BBC colleagues thought I was too common for telly, says Breakfast's McGovern

David Prior's picture
by David Prior

A BBC presenter has revealed how her strong Northern accent once led to her being derided as "too common for telly" by one of the corporation's senior managers.

Stephanie McGovern, who presents the business news on BBC Breakfast, has also spoken out about the abuse she receives from viewers because of her Teesside tones.

Writing in this week's Radio Times, the Middlesbrough-born presenter said: "Despite being a business journalist at the BBC for ten years, working behind the scenes on our high-profile news programmes, I was viewed by some in the organisation to be 'too common for telly'.
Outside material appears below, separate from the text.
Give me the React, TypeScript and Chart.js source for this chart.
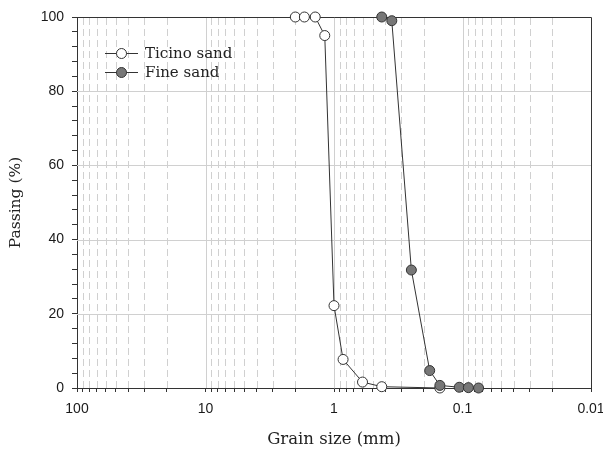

Stephanie McGovern on BBC Breakfast Stephanie McGovern on BBC Breakfast

“I remember at the end of one BBC job interview being told by the manager: ‘I didn’t realise people like you were clever’. Sad, but true."

McGovern, 31, added that she was still shocked by the level of vitriol her accent inspired in some viewers.

“The first question I get will be, 'What are Bill (Turnbull) and Susanna (Reid) like in real life?' – I’m happy to report they’re lovely – and then it’s, 'Where’s your accent from?', which I like to chat about. But, unfortunately, there are quite a few people out there who are nasty about the way I talk," she said.

“You would think that after nearly two years in the job, people would be used to my Teesside tones. To be fair most are, but there are still some viewers who can’t accept that someone with my accent can have a brain. It means that I regularly get abuse about it.

"I’ve had tweets questioning whether I really did go to university because surely I would have lost my accent if I did; a letter suggesting, very politely, that I get correction therapy; and an email saying I should get back to my council estate and leave the serious work to the clever folk."

She added: “The other misconception that comes through in my 'fan mail' is that people with regional accents can’t use the English language correctly. I, like many annoying pedants, will wince when someone says 'less' when they should have said 'fewer'. But my 'poor' sounds like poo-ah, not pore; and my 'grass' rhymes with mass, not farce. What’s wrong with that?

“It’s inevitable that not everyone will like me, and that some will find me annoying. That’s fine. All presenters deal with that. What’s scary is the ignorance about what having a regional accent means, or indeed doesn’t mean. It certainly doesn’t equal ignorance."

McGovern also paid tribute to her former editor Alison Ford, who died earlier this month from cancer.

“She was the woman who took a gamble on me when other managers thought she was mad," she said.